■ Exercise prompt:
Skip all pictures. Write out the data below from its first line through the line that contains "78.8, 79.7, 81.5]".

---+---

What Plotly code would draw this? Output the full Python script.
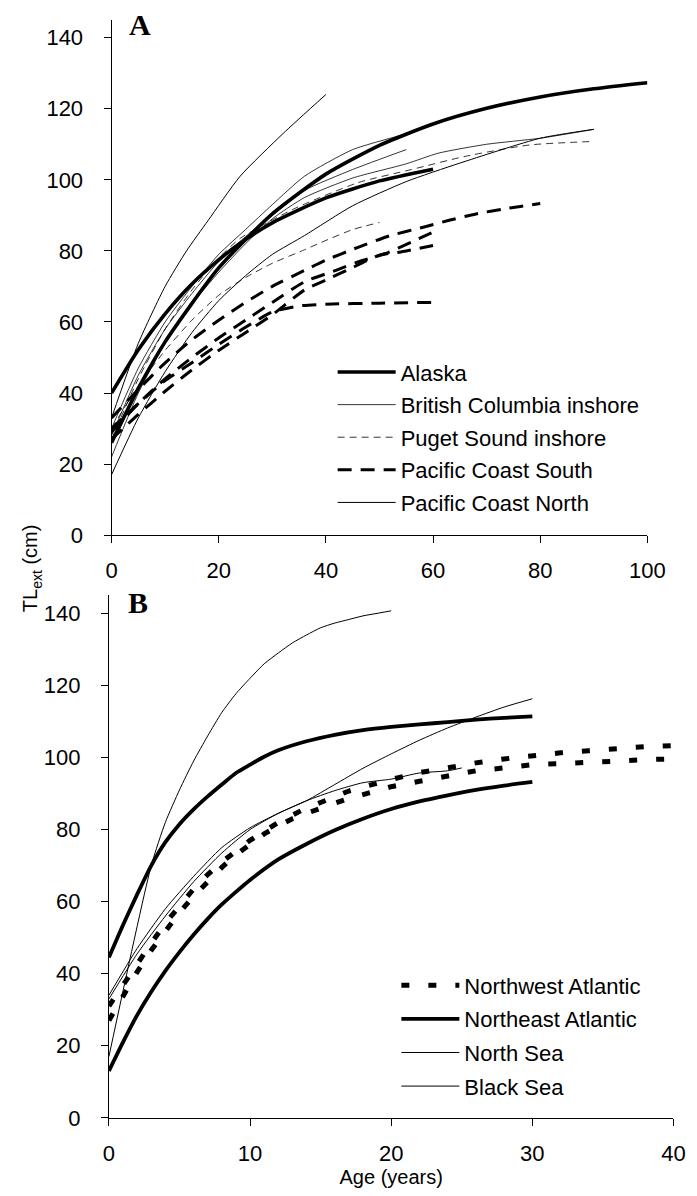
import plotly.graph_objects as go

# ---------------- Panel A data (age in years, TL_ext in cm) ----------------
ak1_age = [0, 5, 10, 20, 30, 40, 50, 60, 70, 80, 90, 100]
ak1_tl = [26, 41.3, 54.4, 75.2, 90.4, 101.6, 109.7, 115.7, 120.1, 123.3, 125.6, 127.3]
ak2_age = [0, 5, 10, 15, 20, 25, 30, 40, 50, 60]
ak2_tl = [40, 52.2, 62.3, 70.7, 77.5, 83.2, 87.9, 94.9, 99.7, 103]

bc1_age = [0, 5, 10, 15, 20, 25, 30, 36, 45, 55, 61, 70, 80, 90]
bc1_tl = [22, 40, 54, 65, 74, 82, 89, 95, 100.5, 104.5, 107.5, 110, 111.7, 114.2]
bc2_age = [0, 5, 10, 15, 20, 25, 30, 36, 45, 55]
bc2_tl = [28, 45, 58, 68, 77, 84, 90, 97, 102.9, 108.5]
bc3_age = [0, 5, 10, 15, 20, 25, 30, 36, 45, 55, 60]
bc3_tl = [30, 47, 60, 70, 79, 86, 93, 101, 108.5, 113, 115.7]

ps1_age = [0, 5, 10, 15, 20, 24, 34, 46, 56, 66, 78, 90]
ps1_tl = [27, 44, 58, 69, 78, 83.5, 91.8, 99.2, 102.9, 106.6, 109.8, 110.8]
ps2_age = [0, 5, 10, 15, 20, 25, 30, 36, 39, 45, 50]
ps2_tl = [30, 42, 52, 60.5, 67.5, 72.5, 76.5, 80.3, 82.3, 86, 88]

pcs1_age = [0, 5, 10, 15, 20, 25, 30, 35, 40, 50, 60]
pcs1_tl = [30, 37, 43.5, 48.5, 53.7, 58.5, 62.8, 64.5, 65, 65.3, 65.5]
pcs2_age = [0, 5, 10, 15, 20, 25, 30, 36, 40, 46, 52, 58, 63, 68, 74, 80]
pcs2_tl = [33, 41, 48.5, 55, 60.5, 65.5, 70, 74.5, 77.4, 81, 84.3, 86.6, 88.6, 90.4, 92, 93.3]
pcs3_age = [0, 5, 10, 15, 20, 25, 30, 36, 42, 46, 51, 56, 60]
pcs3_tl = [29, 37, 44, 50, 55.5, 60.5, 65.5, 71.3, 74.6, 76.9, 79.2, 82.5, 85.3]
pcs4_age = [0, 5, 10, 15, 20, 25, 30, 36, 40, 44, 50, 54, 60]
pcs4_tl = [27, 34, 40.5, 46.5, 52, 57, 62, 69, 71.8, 74.6, 78.8, 79.7, 81.5]

pcn1_age = [0, 5, 10, 14, 18, 24, 32, 40]
pcn1_tl = [33, 54, 70, 80, 88.5, 101, 113, 124]
pcn2_age = [0, 5, 10, 15, 20, 25, 30, 36, 45, 55, 65, 80, 90]
pcn2_tl = [17, 33, 46, 57, 66, 73, 79, 84.3, 92.7, 99.5, 104.7, 111.7, 114.2]

# ---------------- Panel B data ----------------
nw1_age = [0, 1, 2, 3, 4, 5, 6, 7, 8, 9, 10, 11, 12, 13, 14, 15, 16, 17, 18, 19, 20,
           22, 24, 26, 28, 30, 32, 34, 36, 38, 40]
nw1_tl = [31, 37, 43, 48.5, 54, 59, 63.5, 67.5, 71, 74, 77, 79.5, 82, 84, 86, 87.5, 89.2,
          90.7, 91.8, 93, 93.9, 95.8, 97.3, 98.5, 99.6, 100.6, 101.3, 101.9, 102.5, 103, 103.3]
nw2_age = [0, 1, 2, 3, 4, 5, 6, 7, 8, 9, 10, 11, 12, 13, 14, 15, 16, 17, 18, 19, 20,
           22, 24, 26, 28, 30, 32, 34, 36, 38, 40]
nw2_tl = [27, 34, 40.5, 46.5, 52, 57, 61.5, 65.5, 69.5, 73, 76, 78.8, 81, 83, 84.5, 86, 87.3,
          88.6, 89.8, 91, 91.9, 93.4, 95, 96.3, 97.1, 98, 98.3, 98.8, 99, 99.4, 99.6]

ne1_age = [0, 1, 2, 3, 4, 5, 6, 7, 8, 9, 10, 11, 12, 14, 16, 18, 20, 22, 24, 26, 28, 30]
ne1_tl = [44.5, 53.5, 62, 70, 76.5, 81.5, 85.6, 89.2, 92.5, 95.7, 98, 100.2, 102, 104.5,
          106.3, 107.6, 108.5, 109.2, 109.8, 110.5, 111, 111.4]
ne2_age = [0, 1, 2, 3, 4, 5, 6, 7, 8, 9, 10, 12, 14, 16, 18, 20, 22, 24, 26, 28, 30]
ne2_tl = [13, 21, 28.5, 35, 40.8, 46, 50.8, 55.2, 59.2, 62.7, 66, 71.7, 76, 79.8, 83, 85.7,
          87.8, 89.5, 91, 92.2, 93.2]

ns1_age = [0, 2, 4, 6, 8, 10, 12, 14, 16, 18, 20, 22, 24, 26, 28, 30]
ns1_tl = [33, 45.5, 56, 65.5, 73.5, 80, 84.5, 88, 92.5, 97, 101, 104.8, 108.2, 111.2, 114, 116.3]
ns2_age = [0, 2, 4, 6, 8, 10, 12, 14, 16, 18, 20, 22, 24, 25]
ns2_tl = [34, 47, 58, 67, 75, 80.5, 84.5, 88, 90.8, 93, 94, 95.7, 96.3, 97.1]

bs1_age = [0, 3, 4, 5, 6, 7, 8, 9, 10, 11, 12, 13, 14, 15, 16, 17, 18, 19, 20]
bs1_tl = [17, 70, 82, 91, 99, 106, 112.5, 117.7, 122, 126, 129, 131.8, 134, 136, 137.3,
          138.3, 139.3, 140, 140.7]

y_ticks = [0, 20, 40, 60, 80, 100, 120, 140]
xa_ticks = [0, 20, 40, 60, 80, 100]
xb_ticks = [0, 10, 20, 30, 40]

FONT = "Liberation Sans, Arial, sans-serif"
SERIF = "Liberation Serif, Times New Roman, serif"
fig = go.Figure()


def add(age, tl, name, group, legend, panel, width, dash="solid", show=False,
        color="black", shape="spline"):
    fig.add_trace(go.Scatter(
        x=age, y=tl, mode="lines", name=name, legendgroup=group, legend=legend,
        showlegend=show, xaxis="x" if panel == "A" else "x2",
        yaxis="y" if panel == "A" else "y2",
        line=dict(color=color, width=width, dash=dash, shape=shape, smoothing=0.6),
        hoverinfo="skip"))


THICK_DASH = "14px,9px"
THIN_DASH = "7px,5px"
DOT = "8px,19px"

# Panel A (legend order)
add(ak1_age, ak1_tl, "Alaska", "ak", "legend", "A", 3.6, show=True)
add(ak2_age, ak2_tl, "Alaska", "ak", "legend", "A", 3.6)
add(bc1_age, bc1_tl, "British Columbia inshore", "bc", "legend", "A", 0.8, show=True)
add(bc2_age, bc2_tl, "British Columbia inshore", "bc", "legend", "A", 0.8)
add(bc3_age, bc3_tl, "British Columbia inshore", "bc", "legend", "A", 0.8)
add(ps1_age, ps1_tl, "Puget Sound inshore", "ps", "legend", "A", 0.8, THIN_DASH, show=True)
add(ps2_age, ps2_tl, "Puget Sound inshore", "ps", "legend", "A", 0.8, THIN_DASH)
add(pcs1_age, pcs1_tl, "Pacific Coast South", "pcs", "legend", "A", 3.0, THICK_DASH, show=True)
add(pcs2_age, pcs2_tl, "Pacific Coast South", "pcs", "legend", "A", 3.0, THICK_DASH)
add(pcs3_age, pcs3_tl, "Pacific Coast South", "pcs", "legend", "A", 3.0, THICK_DASH)
add(pcs4_age, pcs4_tl, "Pacific Coast South", "pcs", "legend", "A", 3.0, THICK_DASH)
add(pcn1_age, pcn1_tl, "Pacific Coast North", "pcn", "legend", "A", 1.0, show=True)
add(pcn2_age, pcn2_tl, "Pacific Coast North", "pcn", "legend", "A", 1.0)

# Panel B
add(nw1_age, nw1_tl, "Northwest Atlantic", "nw", "legend2", "B", 5, DOT, show=True, shape="linear")
add(nw2_age, nw2_tl, "Northwest Atlantic", "nw", "legend2", "B", 5, DOT, shape="linear")
add(ne1_age, ne1_tl, "Northeast Atlantic", "ne", "legend2", "B", 3.8, show=True)
add(ne2_age, ne2_tl, "Northeast Atlantic", "ne", "legend2", "B", 3.8)
add(ns1_age, ns1_tl, "North Sea", "ns", "legend2", "B", 1.0, show=True)
add(ns2_age, ns2_tl, "North Sea", "ns", "legend2", "B", 1.0)
add(bs1_age, bs1_tl, "Black Sea", "bs", "legend2", "B", 1.0, show=True)

W, H = 697, 1196
axis_common = dict(showgrid=False, zeroline=False, showline=True, linecolor="black",
                   linewidth=1, ticks="outside", ticklen=7, tickcolor="black",
                   tickwidth=1, tickfont=dict(family=FONT, size=22, color="black"))

fig.update_layout(
    width=W, height=H, margin=dict(l=0, r=0, t=0, b=0),
    paper_bgcolor="white", plot_bgcolor="white",
    font=dict(family=FONT, color="black"),
    xaxis=dict(domain=[101 / W, 656 / W], range=[0, 100], tickvals=xa_ticks,
               anchor="y", ticklabelstandoff=8, **axis_common),
    yaxis=dict(domain=[(H - 533) / H, (H - 12) / H], range=[0, 145], tickvals=y_ticks,
               anchor="x", ticklabelstandoff=16, **axis_common),
    xaxis2=dict(domain=[98.3 / W, 683 / W], range=[0, 40], tickvals=xb_ticks,
                anchor="y2", ticklabelstandoff=9,
                title=dict(text="Age (years)", font=dict(family=FONT, size=20), standoff=3),
                **axis_common),
    yaxis2=dict(domain=[(H - 1122) / H, (H - 593.8) / H], range=[0, 145], tickvals=y_ticks,
                anchor="x2", ticklabelstandoff=16, **axis_common),
    legend=dict(x=330 / W, y=(H - 347) / H, xanchor="left", yanchor="top",
                bgcolor="rgba(0,0,0,0)", itemwidth=58, tracegroupgap=1,
                traceorder="grouped", font=dict(family=FONT, size=22)),
    legend2=dict(x=396 / W, y=(H - 967) / H, xanchor="left", yanchor="top",
                 bgcolor="rgba(0,0,0,0)", itemwidth=58, tracegroupgap=2,
                 traceorder="grouped", font=dict(family=FONT, size=22)),
    annotations=[
        dict(text="<b>A</b>", x=131 / W, y=(H - 17) / H, xref="paper", yref="paper",
             xanchor="center", yanchor="middle", showarrow=False,
             font=dict(family=SERIF, size=30)),
        dict(text="<b>B</b>", x=128 / W, y=(H - 601) / H, xref="paper", yref="paper",
             xanchor="center", yanchor="middle", showarrow=False,
             font=dict(family=SERIF, size=30)),
        dict(text="TL<sub>ext</sub> (cm)", x=19 / W, y=(H - 566) / H, xref="paper",
             yref="paper", xanchor="center", yanchor="middle", showarrow=False,
             textangle=-90, font=dict(family=FONT, size=20)),
    ],
)

fig.write_html("out.html")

---+---

■ Finished answer:
What Plotly code would draw this? Output the full Python script.
import plotly.graph_objects as go

# ---------------- Panel A data (age in years, TL_ext in cm) ----------------
ak1_age = [0, 5, 10, 20, 30, 40, 50, 60, 70, 80, 90, 100]
ak1_tl = [26, 41.3, 54.4, 75.2, 90.4, 101.6, 109.7, 115.7, 120.1, 123.3, 125.6, 127.3]
ak2_age = [0, 5, 10, 15, 20, 25, 30, 40, 50, 60]
ak2_tl = [40, 52.2, 62.3, 70.7, 77.5, 83.2, 87.9, 94.9, 99.7, 103]

bc1_age = [0, 5, 10, 15, 20, 25, 30, 36, 45, 55, 61, 70, 80, 90]
bc1_tl = [22, 40, 54, 65, 74, 82, 89, 95, 100.5, 104.5, 107.5, 110, 111.7, 114.2]
bc2_age = [0, 5, 10, 15, 20, 25, 30, 36, 45, 55]
bc2_tl = [28, 45, 58, 68, 77, 84, 90, 97, 102.9, 108.5]
bc3_age = [0, 5, 10, 15, 20, 25, 30, 36, 45, 55, 60]
bc3_tl = [30, 47, 60, 70, 79, 86, 93, 101, 108.5, 113, 115.7]

ps1_age = [0, 5, 10, 15, 20, 24, 34, 46, 56, 66, 78, 90]
ps1_tl = [27, 44, 58, 69, 78, 83.5, 91.8, 99.2, 102.9, 106.6, 109.8, 110.8]
ps2_age = [0, 5, 10, 15, 20, 25, 30, 36, 39, 45, 50]
ps2_tl = [30, 42, 52, 60.5, 67.5, 72.5, 76.5, 80.3, 82.3, 86, 88]

pcs1_age = [0, 5, 10, 15, 20, 25, 30, 35, 40, 50, 60]
pcs1_tl = [30, 37, 43.5, 48.5, 53.7, 58.5, 62.8, 64.5, 65, 65.3, 65.5]
pcs2_age = [0, 5, 10, 15, 20, 25, 30, 36, 40, 46, 52, 58, 63, 68, 74, 80]
pcs2_tl = [33, 41, 48.5, 55, 60.5, 65.5, 70, 74.5, 77.4, 81, 84.3, 86.6, 88.6, 90.4, 92, 93.3]
pcs3_age = [0, 5, 10, 15, 20, 25, 30, 36, 42, 46, 51, 56, 60]
pcs3_tl = [29, 37, 44, 50, 55.5, 60.5, 65.5, 71.3, 74.6, 76.9, 79.2, 82.5, 85.3]
pcs4_age = [0, 5, 10, 15, 20, 25, 30, 36, 40, 44, 50, 54, 60]
pcs4_tl = [27, 34, 40.5, 46.5, 52, 57, 62, 69, 71.8, 74.6, 78.8, 79.7, 81.5]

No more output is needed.